The tone of this demand is reminiscent of a sergeant-major addressing an enlisted man on fatigues. The pope entrusted the composition of a reply to Cardinal Willebrands, head of the Secretariat for Christian Unity. His letter is very long, somewhat congested and discreetly conciliatory. Nevertheless, the essential is there: "For Ukrainian Catholics, whether in their own country or elsewhere, the Union of Brest has always been of particular significance. Despite the political vicissitudes and pressures of several centuries, these Catholics still feel bound to the See of Rome by a communion which they desire to express in their ecclesiastical structures. The pope has expressed the ecclesial and permanent value which the Union still has for these Catholics, who find in their Church the fruitful expression of their religious life, and he encourages them to remain true to this spiritual patrimony."



Notes

1. The Vatican delegate did not see fit to mention Ukrainian Catholics by name; Cardinal Casaroli's "Ostpolitik" would not admit of his deputy's showing the implacable tyrants of Moscow in a bad light.

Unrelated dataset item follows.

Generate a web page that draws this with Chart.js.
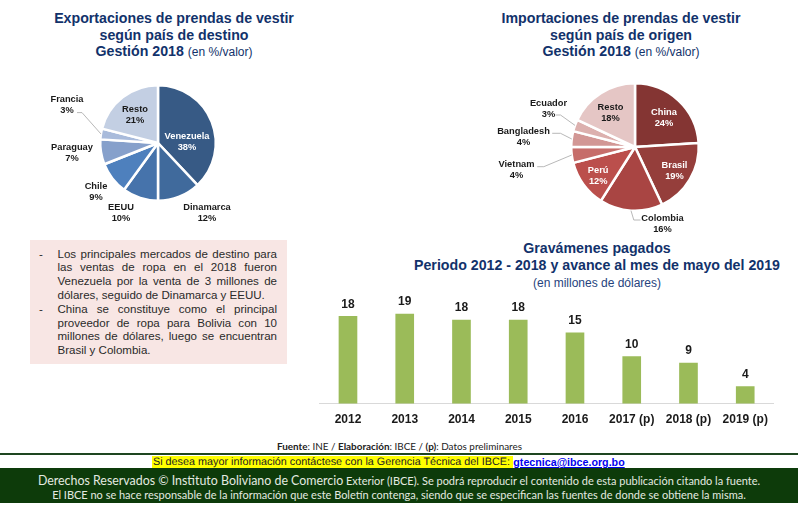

2. The Lithuanian Samizdat, started in 1950, is expanding rapidly, and regularly reaches the West via secret channels. It has produced its heroes and martyrs, such as the famous Nicole Sadunaite, who survived six years in the gulags and is carrying on the struggle.

3. The Ukrainians call their country and all the land to the north "Rusland", implying that Kiev is the true capital. Moscow they consider an upstart and of no interest to them. From "Rus", of course, derives the form "Russia".